* Data segment:

►

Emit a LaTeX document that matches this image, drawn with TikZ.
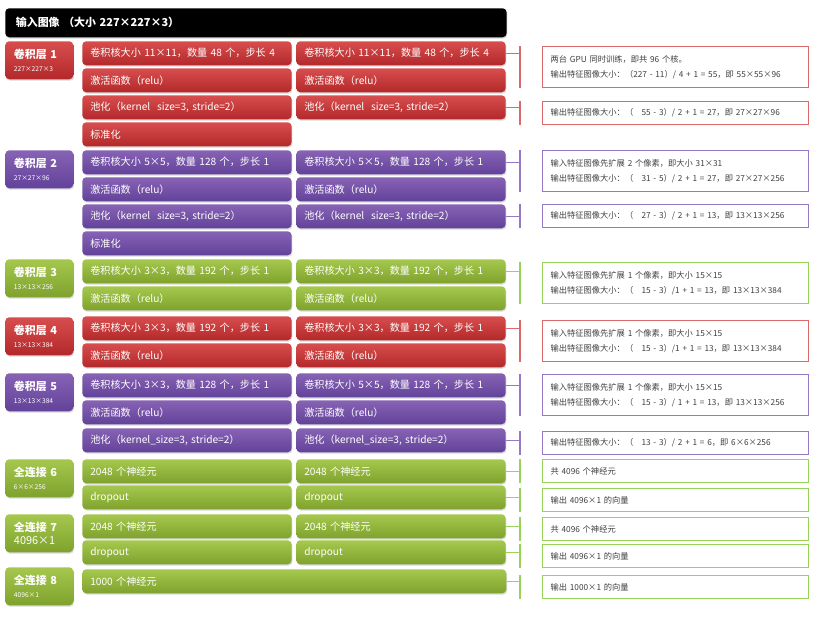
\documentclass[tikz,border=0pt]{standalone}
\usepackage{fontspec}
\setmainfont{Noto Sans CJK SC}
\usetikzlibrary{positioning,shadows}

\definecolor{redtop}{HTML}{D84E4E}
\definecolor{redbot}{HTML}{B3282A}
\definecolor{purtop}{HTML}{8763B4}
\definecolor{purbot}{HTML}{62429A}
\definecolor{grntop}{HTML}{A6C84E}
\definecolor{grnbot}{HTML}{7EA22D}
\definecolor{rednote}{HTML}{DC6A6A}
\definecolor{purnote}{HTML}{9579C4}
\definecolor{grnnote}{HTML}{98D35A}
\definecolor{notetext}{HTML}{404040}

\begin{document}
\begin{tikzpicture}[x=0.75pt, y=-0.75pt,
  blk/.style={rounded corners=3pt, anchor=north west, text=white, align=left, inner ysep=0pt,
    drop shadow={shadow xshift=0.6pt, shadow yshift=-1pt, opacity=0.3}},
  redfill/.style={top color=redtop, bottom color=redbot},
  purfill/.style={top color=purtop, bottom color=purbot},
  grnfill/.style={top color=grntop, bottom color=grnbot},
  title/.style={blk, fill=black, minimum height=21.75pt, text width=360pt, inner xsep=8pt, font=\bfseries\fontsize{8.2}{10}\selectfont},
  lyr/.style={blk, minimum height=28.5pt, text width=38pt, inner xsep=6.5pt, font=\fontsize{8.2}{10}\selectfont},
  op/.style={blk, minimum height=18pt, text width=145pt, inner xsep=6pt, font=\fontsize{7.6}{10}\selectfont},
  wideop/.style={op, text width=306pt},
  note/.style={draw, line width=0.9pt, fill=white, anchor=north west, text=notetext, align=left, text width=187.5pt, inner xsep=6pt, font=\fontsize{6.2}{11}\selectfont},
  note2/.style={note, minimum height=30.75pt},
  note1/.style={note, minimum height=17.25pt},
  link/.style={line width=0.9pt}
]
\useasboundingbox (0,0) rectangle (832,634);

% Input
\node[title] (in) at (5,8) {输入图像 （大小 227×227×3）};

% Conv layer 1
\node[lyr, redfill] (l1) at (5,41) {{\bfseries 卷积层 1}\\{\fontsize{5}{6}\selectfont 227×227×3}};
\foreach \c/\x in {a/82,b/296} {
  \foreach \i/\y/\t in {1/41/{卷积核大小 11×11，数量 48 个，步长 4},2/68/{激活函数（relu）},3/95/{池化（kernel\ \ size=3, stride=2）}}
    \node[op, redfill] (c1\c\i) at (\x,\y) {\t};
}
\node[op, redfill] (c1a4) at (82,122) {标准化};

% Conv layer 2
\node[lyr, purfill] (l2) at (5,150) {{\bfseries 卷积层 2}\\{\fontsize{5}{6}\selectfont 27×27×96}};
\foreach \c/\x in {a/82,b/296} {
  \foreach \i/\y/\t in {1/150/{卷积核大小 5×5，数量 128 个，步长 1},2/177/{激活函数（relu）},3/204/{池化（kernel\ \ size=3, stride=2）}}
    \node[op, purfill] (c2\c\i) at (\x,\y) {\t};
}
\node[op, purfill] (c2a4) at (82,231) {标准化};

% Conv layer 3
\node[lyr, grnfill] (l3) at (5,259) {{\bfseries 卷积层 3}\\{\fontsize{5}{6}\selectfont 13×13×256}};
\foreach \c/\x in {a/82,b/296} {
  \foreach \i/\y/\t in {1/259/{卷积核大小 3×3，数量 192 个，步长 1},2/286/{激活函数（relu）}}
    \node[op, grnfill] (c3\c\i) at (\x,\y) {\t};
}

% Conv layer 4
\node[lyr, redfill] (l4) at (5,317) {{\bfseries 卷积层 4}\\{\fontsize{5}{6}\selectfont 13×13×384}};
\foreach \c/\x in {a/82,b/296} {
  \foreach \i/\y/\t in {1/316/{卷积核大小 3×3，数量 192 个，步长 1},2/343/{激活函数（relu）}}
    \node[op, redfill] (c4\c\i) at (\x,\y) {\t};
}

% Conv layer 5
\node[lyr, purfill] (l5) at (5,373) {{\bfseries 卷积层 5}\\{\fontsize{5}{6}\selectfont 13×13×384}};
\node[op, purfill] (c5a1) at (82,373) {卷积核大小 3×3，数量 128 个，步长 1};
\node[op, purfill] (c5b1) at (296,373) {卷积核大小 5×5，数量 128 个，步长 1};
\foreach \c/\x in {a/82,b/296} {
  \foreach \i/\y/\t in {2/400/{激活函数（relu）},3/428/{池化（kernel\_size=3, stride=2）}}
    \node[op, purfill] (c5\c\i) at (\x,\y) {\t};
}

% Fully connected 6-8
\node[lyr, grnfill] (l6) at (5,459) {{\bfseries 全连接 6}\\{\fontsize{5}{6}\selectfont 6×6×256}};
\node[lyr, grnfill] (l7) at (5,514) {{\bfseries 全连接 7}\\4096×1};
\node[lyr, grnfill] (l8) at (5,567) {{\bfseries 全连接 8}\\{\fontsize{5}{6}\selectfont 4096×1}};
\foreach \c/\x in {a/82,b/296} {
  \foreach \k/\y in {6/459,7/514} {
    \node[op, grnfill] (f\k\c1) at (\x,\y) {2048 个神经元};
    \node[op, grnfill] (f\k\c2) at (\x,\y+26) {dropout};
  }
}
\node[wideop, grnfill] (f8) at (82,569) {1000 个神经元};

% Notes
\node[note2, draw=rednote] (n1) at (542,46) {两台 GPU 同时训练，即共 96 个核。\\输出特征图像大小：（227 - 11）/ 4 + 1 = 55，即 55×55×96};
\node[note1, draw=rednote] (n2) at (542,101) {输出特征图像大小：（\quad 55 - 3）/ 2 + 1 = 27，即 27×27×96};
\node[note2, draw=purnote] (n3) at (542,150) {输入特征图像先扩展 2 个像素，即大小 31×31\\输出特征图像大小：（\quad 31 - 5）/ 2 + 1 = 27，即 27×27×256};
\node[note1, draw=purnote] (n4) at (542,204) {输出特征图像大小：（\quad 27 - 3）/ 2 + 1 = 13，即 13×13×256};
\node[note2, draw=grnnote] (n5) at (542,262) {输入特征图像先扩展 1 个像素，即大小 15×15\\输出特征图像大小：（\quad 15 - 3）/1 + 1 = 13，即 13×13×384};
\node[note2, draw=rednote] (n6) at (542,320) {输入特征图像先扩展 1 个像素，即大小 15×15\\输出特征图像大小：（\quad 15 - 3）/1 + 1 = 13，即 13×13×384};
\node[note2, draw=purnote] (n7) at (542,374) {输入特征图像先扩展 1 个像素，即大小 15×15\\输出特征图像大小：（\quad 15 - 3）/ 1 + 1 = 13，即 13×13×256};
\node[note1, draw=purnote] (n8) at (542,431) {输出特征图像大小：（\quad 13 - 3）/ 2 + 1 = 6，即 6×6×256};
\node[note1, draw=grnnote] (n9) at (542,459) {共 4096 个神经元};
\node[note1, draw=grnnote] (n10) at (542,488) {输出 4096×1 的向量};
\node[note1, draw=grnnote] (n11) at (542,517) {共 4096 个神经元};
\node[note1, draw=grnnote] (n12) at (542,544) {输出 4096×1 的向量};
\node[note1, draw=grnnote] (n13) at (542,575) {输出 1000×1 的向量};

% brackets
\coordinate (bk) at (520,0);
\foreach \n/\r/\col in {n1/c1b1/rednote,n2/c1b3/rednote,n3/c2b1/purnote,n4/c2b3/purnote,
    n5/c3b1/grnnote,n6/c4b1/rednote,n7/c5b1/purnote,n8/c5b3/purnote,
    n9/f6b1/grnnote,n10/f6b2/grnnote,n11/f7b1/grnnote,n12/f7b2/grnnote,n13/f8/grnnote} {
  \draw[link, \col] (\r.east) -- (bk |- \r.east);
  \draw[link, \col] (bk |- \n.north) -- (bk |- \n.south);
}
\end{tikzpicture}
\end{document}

◄

* What is expected: Pictures are excluded; extract exactly the lines from the start of the data through the line that holds "redfill] (c1a4) at", both ends included.

* Task solution:
Emit a LaTeX document that matches this image, drawn with TikZ.
\documentclass[tikz,border=0pt]{standalone}
\usepackage{fontspec}
\setmainfont{Noto Sans CJK SC}
\usetikzlibrary{positioning,shadows}

\definecolor{redtop}{HTML}{D84E4E}
\definecolor{redbot}{HTML}{B3282A}
\definecolor{purtop}{HTML}{8763B4}
\definecolor{purbot}{HTML}{62429A}
\definecolor{grntop}{HTML}{A6C84E}
\definecolor{grnbot}{HTML}{7EA22D}
\definecolor{rednote}{HTML}{DC6A6A}
\definecolor{purnote}{HTML}{9579C4}
\definecolor{grnnote}{HTML}{98D35A}
\definecolor{notetext}{HTML}{404040}

\begin{document}
\begin{tikzpicture}[x=0.75pt, y=-0.75pt,
  blk/.style={rounded corners=3pt, anchor=north west, text=white, align=left, inner ysep=0pt,
    drop shadow={shadow xshift=0.6pt, shadow yshift=-1pt, opacity=0.3}},
  redfill/.style={top color=redtop, bottom color=redbot},
  purfill/.style={top color=purtop, bottom color=purbot},
  grnfill/.style={top color=grntop, bottom color=grnbot},
  title/.style={blk, fill=black, minimum height=21.75pt, text width=360pt, inner xsep=8pt, font=\bfseries\fontsize{8.2}{10}\selectfont},
  lyr/.style={blk, minimum height=28.5pt, text width=38pt, inner xsep=6.5pt, font=\fontsize{8.2}{10}\selectfont},
  op/.style={blk, minimum height=18pt, text width=145pt, inner xsep=6pt, font=\fontsize{7.6}{10}\selectfont},
  wideop/.style={op, text width=306pt},
  note/.style={draw, line width=0.9pt, fill=white, anchor=north west, text=notetext, align=left, text width=187.5pt, inner xsep=6pt, font=\fontsize{6.2}{11}\selectfont},
  note2/.style={note, minimum height=30.75pt},
  note1/.style={note, minimum height=17.25pt},
  link/.style={line width=0.9pt}
]
\useasboundingbox (0,0) rectangle (832,634);

% Input
\node[title] (in) at (5,8) {输入图像 （大小 227×227×3）};

% Conv layer 1
\node[lyr, redfill] (l1) at (5,41) {{\bfseries 卷积层 1}\\{\fontsize{5}{6}\selectfont 227×227×3}};
\foreach \c/\x in {a/82,b/296} {
  \foreach \i/\y/\t in {1/41/{卷积核大小 11×11，数量 48 个，步长 4},2/68/{激活函数（relu）},3/95/{池化（kernel\ \ size=3, stride=2）}}
    \node[op, redfill] (c1\c\i) at (\x,\y) {\t};
}
\node[op, redfill] (c1a4) at (82,122) {标准化};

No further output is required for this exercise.